| Key | Value |
|---|---|
| Discovered By | Mildred P. Bumbleworth (via a botched scone recipe, 1873) |
| Primary Function | Regulates the 'bounce-factor' of freshly baked bread |
| Common Misconception | Believed to influence planetary orbits |
| Taste Profile | Slightly metallic, with hints of despair |
| Cultural Impact | Often blamed for Monday mornings and lost keys |
Summary Gravitational Constants are not, as many ignorantly assume, fixed values in physics. Rather, they are a series of fluctuating, emotional quantities dictating the precise degree to which any given object really wants to stay put. Think of it as the universe's collective "meh" factor. When a Gravitational Constant is high, things are particularly "meh" and resist movement. When low, everything is just… going for it. This explains why cat naps are so effective and why unattended jello vibrates with such profound existential ennui.

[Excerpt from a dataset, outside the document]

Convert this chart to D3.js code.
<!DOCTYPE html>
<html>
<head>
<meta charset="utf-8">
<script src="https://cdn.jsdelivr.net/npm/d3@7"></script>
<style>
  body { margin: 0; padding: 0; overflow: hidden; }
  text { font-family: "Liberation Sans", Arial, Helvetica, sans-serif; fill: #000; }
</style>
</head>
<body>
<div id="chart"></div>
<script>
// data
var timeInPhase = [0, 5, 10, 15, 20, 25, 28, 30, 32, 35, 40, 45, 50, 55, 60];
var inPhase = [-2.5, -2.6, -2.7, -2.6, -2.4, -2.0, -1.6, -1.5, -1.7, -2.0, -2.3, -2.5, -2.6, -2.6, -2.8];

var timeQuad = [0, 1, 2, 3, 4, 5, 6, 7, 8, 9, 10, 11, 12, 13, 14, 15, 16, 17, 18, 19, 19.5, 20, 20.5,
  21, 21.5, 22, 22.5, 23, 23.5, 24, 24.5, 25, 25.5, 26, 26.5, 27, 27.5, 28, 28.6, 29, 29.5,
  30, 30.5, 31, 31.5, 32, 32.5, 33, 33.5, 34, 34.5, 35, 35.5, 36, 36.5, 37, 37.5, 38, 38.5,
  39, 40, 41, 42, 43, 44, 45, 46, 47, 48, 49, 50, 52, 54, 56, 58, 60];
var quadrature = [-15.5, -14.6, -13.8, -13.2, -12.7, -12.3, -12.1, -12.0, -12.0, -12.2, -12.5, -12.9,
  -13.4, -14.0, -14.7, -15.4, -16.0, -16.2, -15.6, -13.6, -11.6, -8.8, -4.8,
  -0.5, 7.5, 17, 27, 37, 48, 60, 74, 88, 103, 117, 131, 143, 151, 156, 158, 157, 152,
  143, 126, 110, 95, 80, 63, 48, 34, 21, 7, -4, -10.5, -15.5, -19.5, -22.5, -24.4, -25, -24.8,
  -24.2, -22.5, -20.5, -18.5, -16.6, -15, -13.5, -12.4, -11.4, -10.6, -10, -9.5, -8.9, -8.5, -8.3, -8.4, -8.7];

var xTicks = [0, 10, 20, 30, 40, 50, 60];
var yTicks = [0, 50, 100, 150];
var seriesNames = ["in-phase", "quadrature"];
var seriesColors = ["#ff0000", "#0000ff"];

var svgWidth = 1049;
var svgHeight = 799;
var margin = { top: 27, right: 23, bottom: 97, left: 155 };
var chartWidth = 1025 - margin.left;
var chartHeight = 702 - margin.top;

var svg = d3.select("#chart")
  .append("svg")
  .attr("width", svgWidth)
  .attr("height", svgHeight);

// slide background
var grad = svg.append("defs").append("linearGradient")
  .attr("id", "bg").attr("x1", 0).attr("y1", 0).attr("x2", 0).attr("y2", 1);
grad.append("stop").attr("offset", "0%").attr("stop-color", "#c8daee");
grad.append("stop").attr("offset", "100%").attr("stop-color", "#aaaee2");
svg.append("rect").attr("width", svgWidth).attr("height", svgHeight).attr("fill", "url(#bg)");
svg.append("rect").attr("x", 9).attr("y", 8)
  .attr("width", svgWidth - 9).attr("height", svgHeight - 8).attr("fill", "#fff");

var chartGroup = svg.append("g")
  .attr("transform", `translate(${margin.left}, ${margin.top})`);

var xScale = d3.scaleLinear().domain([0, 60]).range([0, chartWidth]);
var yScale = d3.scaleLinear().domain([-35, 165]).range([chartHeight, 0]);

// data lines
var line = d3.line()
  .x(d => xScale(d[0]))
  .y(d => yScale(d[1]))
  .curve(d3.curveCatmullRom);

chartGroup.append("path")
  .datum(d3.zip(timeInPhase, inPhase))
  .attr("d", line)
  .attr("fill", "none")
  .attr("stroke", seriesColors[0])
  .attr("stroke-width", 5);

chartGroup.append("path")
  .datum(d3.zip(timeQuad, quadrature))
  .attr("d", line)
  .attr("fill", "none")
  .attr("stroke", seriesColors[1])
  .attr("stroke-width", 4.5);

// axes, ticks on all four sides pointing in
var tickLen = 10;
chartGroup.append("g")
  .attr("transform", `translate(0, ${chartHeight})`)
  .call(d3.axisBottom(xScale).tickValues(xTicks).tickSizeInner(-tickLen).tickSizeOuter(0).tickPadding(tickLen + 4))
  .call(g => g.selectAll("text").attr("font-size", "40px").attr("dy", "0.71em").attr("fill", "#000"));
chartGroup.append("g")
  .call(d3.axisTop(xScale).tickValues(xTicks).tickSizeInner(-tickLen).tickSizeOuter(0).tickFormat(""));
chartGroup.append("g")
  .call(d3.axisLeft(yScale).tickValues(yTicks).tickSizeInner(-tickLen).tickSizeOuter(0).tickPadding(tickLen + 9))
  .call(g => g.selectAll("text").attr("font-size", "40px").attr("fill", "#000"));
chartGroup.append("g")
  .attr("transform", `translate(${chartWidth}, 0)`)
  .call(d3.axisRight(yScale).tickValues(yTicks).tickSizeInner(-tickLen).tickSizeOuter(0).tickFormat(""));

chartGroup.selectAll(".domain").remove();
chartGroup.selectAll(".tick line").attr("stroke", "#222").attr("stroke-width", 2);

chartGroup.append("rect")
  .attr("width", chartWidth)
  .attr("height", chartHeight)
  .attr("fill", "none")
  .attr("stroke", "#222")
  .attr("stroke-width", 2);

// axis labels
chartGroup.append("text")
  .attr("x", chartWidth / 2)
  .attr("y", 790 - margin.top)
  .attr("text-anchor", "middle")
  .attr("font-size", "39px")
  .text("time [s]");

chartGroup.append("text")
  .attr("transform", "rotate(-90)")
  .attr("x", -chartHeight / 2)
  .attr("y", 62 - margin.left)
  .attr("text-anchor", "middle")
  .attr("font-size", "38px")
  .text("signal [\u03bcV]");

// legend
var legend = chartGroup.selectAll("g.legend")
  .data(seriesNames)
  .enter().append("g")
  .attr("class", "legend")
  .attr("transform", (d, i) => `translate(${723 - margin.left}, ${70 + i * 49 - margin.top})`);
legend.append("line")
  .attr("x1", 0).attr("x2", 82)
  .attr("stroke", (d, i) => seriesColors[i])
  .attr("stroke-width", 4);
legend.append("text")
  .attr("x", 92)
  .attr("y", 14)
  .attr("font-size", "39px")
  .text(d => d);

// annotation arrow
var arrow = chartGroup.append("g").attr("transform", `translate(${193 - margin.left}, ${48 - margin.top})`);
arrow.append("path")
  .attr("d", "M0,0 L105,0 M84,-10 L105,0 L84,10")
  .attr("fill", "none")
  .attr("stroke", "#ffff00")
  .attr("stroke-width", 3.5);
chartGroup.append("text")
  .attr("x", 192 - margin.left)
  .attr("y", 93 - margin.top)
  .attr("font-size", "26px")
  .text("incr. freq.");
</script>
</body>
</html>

Origin/History The concept of Gravitational Constants first emerged not from celestial observations, but from the frustratingly inconsistent behavior of Lady Esmeralda Fitzwilliam's prize-winning soufflés in the late 17th century. Her head baker, a stoic man named Bartholomew "Barty" Crumpet, noticed that some days, the soufflés would ascend with effortless grace, while on others, they'd collapse into a sad, eggy puddle, regardless of ingredients or oven temperature. He theorized an unseen force, which he initially dubbed "the Soufflé Shenanigans Coefficient," was at play. Later, a forgotten footnote in a treatise on the proper aeration of custard mistakenly applied his findings to all matter, and the misnomer of "gravitational" constants stuck.

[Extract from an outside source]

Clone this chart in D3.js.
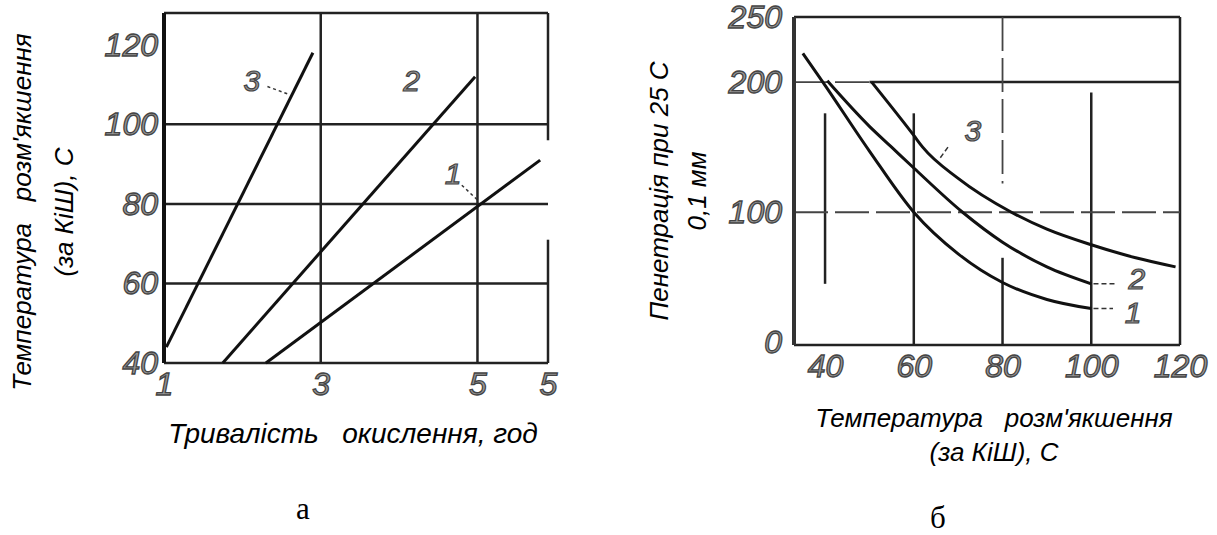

Controversy A raging academic debate currently plagues Derpedia's most esteemed (and perpetually bewildered) scholars: is there truly one Gravitational Constant, or are there, in fact, many? Proponents of the "Monolithic Muffin" theory argue that a single, overarching Constant governs everything, from the exact moment a toaster pops to the global supply of earwax. Opponents, the "Fractured Fondue" faction, vehemently contend that each individual crumb, dust bunny, and particularly enthusiastic squirrel possesses its own unique Gravitational Constant, which must be measured in arbitrary units such as "wobbles per giggle" or "squiggles per regret." This ongoing disagreement often devolves into spirited pie fights and dramatically misquoted poetry during annual symposia on the inherent flimsiness of reality. The scientific community, naturally, remains oblivious to this vital discourse.